Especialistas en este tema, han señalado que las creencias religiosas cuentan con la capacidad de contribuir de forma potencial al desarrollo, pero no por ello la religiosidad y la fortuna se encuentran reñidas. Desde hace mucho, estudiosos en el campo de las ciencias sociales han indagado la relación existente entre la religiosidad y la economía.
Este se trata de un interés que surge de manera natural pues, al comportarse como un componente esencial de la cultura, resulta esperable que la religión pueda influir en el desempeño económico, como si se orara por ello. Simultáneamente, al verse incrementado el acceso a los bienes y servicios, el desarrollo es capaz de modificar las actitudes religiosas.
Es así, como surge la causalidad entre la religión y el progreso y de que esto pueda, en principio, suceder en ambas direcciones. Entre las teorías que se han postulado en el transcurso de los años, han predominado dos que corresponden a los ángulos mencionados.
Con respecto al primer sentido, y de eso ya hace casi un siglo, Max Weber, quien se conoce por ser uno de los padres de la sociología, indicó que la Revolución Industrial surgió gracias al espíritu de la Reforma Protestante, que se había encargado de infundir rasgos como el ahorro, el espíritu de trabajo, la honestidad y la tolerancia.
En relación al segundo sentido, el mismo Weber en compañía de diversos pensadores postularon que, con el auge del avance económico, la religiosidad encuentra una tendencia a declinar, disminuyendo el rol social de las iglesias. Dicha hipótesis, se conoce como «secularización», y frecuentemente se ha inspirado en la aparente asociación negativa a nivel internacional entre la religiosidad media y el ingreso por habitante.
Las explicaciones suscitadas para esta segunda vertiente han resultado variadas incluyendo la caracterización de la religión como reducto de ignorancia o de temores y ansiedades irracionales, que se hacen más comunes supuestamente en las sociedades agrarias y primitivas.
Por años, las conjeturas en ambos sentidos llegaron a ser elaboradas a manos de especialistas de diferentes disciplinas, pero al mismo tiempo, los economistas se mantuvieron generalmente al margen.
Durante el presente milenio, se ha experimentado una notable excepción en los trabajos empíricos del economista Robert J. Barro y su esposa, la filósofa Rachel McCleary en relación a las hipótesis antes mencionadas.
Inicialmente para evaluar el impacto accionado por la religión sobre el desarrollo, donde los autores emplearon datos no experimentales referidos a la asistencia a la iglesia, pero también, de las creencias sobre la vida después de la muerte y, en especial, el cielo y el infierno.

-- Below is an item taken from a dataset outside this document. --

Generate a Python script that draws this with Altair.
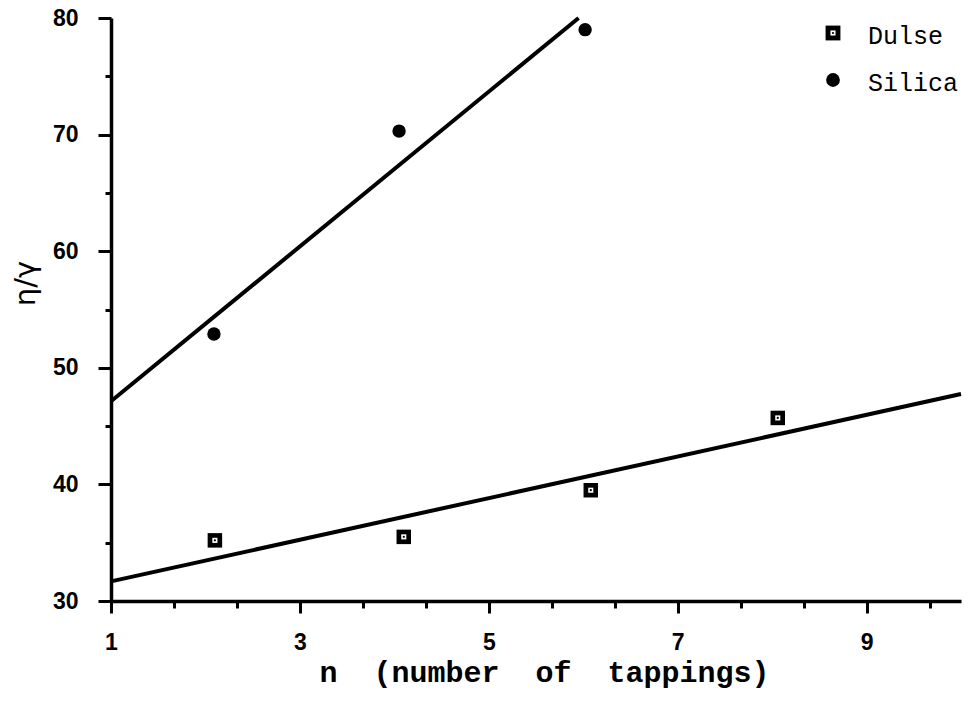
import altair as alt
import numpy as np
import pandas as pd

# Measured eta/gamma against number of tappings
series = ["Dulse", "Silica"]
dulse_n = [2.1, 4.1, 6.08, 8.06]
dulse_ratio = [35.2, 35.5, 39.5, 45.7]
silica_n = [2.09, 4.05, 6.02]
silica_ratio = [52.9, 70.3, 79.0]

# Axis ticks (x has minor ticks every 2/3 of a unit, y every 5)
x_ticks = [1, 1.6667, 2.3333, 3, 3.6667, 4.3333, 5, 5.6667, 6.3333,
           7, 7.6667, 8.3333, 9, 9.6667]
y_ticks = [30, 35, 40, 45, 50, 55, 60, 65, 70, 75, 80]
x_domain = [1, 10]
y_domain = [30, 80]

NBSP = "\u00a0"
x_title = f"n{NBSP*2}(number{NBSP*2}of{NBSP*2}tappings)"

dulse = pd.DataFrame({"n": dulse_n, "ratio": dulse_ratio})
silica = pd.DataFrame({"n": silica_n, "ratio": silica_ratio})

# Least-squares lines through each series
m_d, b_d = np.polyfit(dulse_n, dulse_ratio, 1)
dulse_fit = pd.DataFrame({"n": x_domain,
                          "ratio": [m_d * x + b_d for x in x_domain]})
m_s, b_s = np.polyfit(silica_n, silica_ratio, 1)
silica_end = (y_domain[1] - b_s) / m_s
silica_fit = pd.DataFrame({"n": [x_domain[0], silica_end],
                           "ratio": [m_s * x_domain[0] + b_s, y_domain[1]]})

x_major = "abs(datum.value - 2*round((datum.value - 1)/2) - 1) < 0.01"
y_major = "datum.value % 10 === 0"

x_axis = alt.Axis(
    values=x_ticks, title=x_title, grid=False,
    labelExpr=f"({x_major}) ? format(datum.value, 'd') : ''",
    labelOverlap=False, labelFlush=False,
    tickSize={"condition": {"test": x_major, "value": 12}, "value": 7},
    tickWidth=3, tickColor="black", domainWidth=3.5, domainColor="black",
    labelFont="Liberation Sans", labelFontSize=23, labelFontWeight="bold",
    labelColor="black", labelPadding=18,
    titleFont="Liberation Mono", titleFontSize=30, titleFontWeight="bold",
    titleColor="black", titleX=433, titleY=80, titleAlign="center",
    titleBaseline="alphabetic",
)
y_axis = alt.Axis(
    values=y_ticks, title="η/γ", grid=False,
    labelExpr=f"({y_major}) ? datum.label : ''",
    labelOverlap=False, labelFlush=False,
    tickSize={"condition": {"test": y_major, "value": 13}, "value": 6},
    tickWidth=3, tickColor="black", domainWidth=3.5, domainColor="black",
    labelFont="Liberation Sans", labelFontSize=23, labelFontWeight="bold",
    labelColor="black", labelPadding=20,
    titleFont="DejaVu Sans", titleFontSize=29, titleFontWeight="normal",
    titleColor="black", titleX=-86, titleY=265, titleAlign="center",
    titleBaseline="middle", titleAngle=270,
)

X = alt.X("n:Q", scale=alt.Scale(domain=x_domain, nice=False, zero=False),
          axis=x_axis)
Y = alt.Y("ratio:Q", scale=alt.Scale(domain=y_domain, nice=False, zero=False),
          axis=y_axis)

lines = alt.layer(
    alt.Chart(dulse_fit).mark_line(color="black", strokeWidth=4).encode(x=X, y=Y),
    alt.Chart(silica_fit).mark_line(color="black", strokeWidth=4).encode(x=X, y=Y),
)


def boxed_square(chart_base, outer=210):
    """Heavy square marker with a small white inset and a centre dot."""
    return [
        chart_base.mark_point(shape="square", filled=True, size=outer,
                              color="black", opacity=1),
        chart_base.mark_point(shape="square", filled=True, size=26,
                              color="white", opacity=1),
        chart_base.mark_point(shape="circle", filled=True, size=5,
                              color="black", opacity=1),
    ]


dulse_base = alt.Chart(dulse).encode(x=X, y=Y)
dulse_marks = boxed_square(dulse_base)
silica_marks = alt.Chart(silica).mark_point(
    shape="circle", filled=True, size=180, color="black", opacity=1
).encode(x=X, y=Y)

# Legend in the top-right corner of the plot
legend_rows = []
leg_y = [15, 62]
for name, py in zip(series, leg_y):
    row = alt.Chart(pd.DataFrame({"name": [name]})).encode(
        x=alt.value(722), y=alt.value(py))
    if name == "Dulse":
        legend_rows += boxed_square(row, outer=220)
    else:
        legend_rows.append(row.mark_point(shape="circle", filled=True, size=190,
                                          color="black", opacity=1))
    legend_rows.append(
        alt.Chart(pd.DataFrame({"name": [name]})).mark_text(
            align="left", baseline="middle", font="Liberation Mono",
            fontSize=25, color="black",
        ).encode(x=alt.value(757), y=alt.value(py + 3), text="name:N")
    )

chart = alt.layer(
    lines, *dulse_marks, silica_marks, *legend_rows
).properties(
    width=850, height=583,
    padding={"left": 111, "top": 18, "right": 7, "bottom": 103},
    autosize=alt.AutoSizeParams(type="none"),
    background="white",
).configure_view(stroke=None)

chart.save("out.html", embed_options={"renderer": "svg", "actions": False})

De este modo, para un conjunto amplio de países y en un promedio de tres décadas durante el siglo pasado, se estimó en cómo el incremento del PIB por habitante es posible explicarlo a través de esos indicadores, así mismo, las variables económicas, la política gubernamental y el ambiente de negocios, que son típicamente utilizadas en los estudios sobre el crecimiento.
Gracias a este análisis se pudo revelar que el aumento del ingreso por habitante se encuentra influido de manera positiva por las creencias, sobre todo las que se refieren al infierno, y de forma negativa por la asistencia a la iglesia.
de acuerdo a sus autores, las creencias pueden encontrarse ejerciendo un efecto positivo cuando impulsan cualidades que apoyan la productividad, al mismo estilo de las que fueron mencionadas por Weber.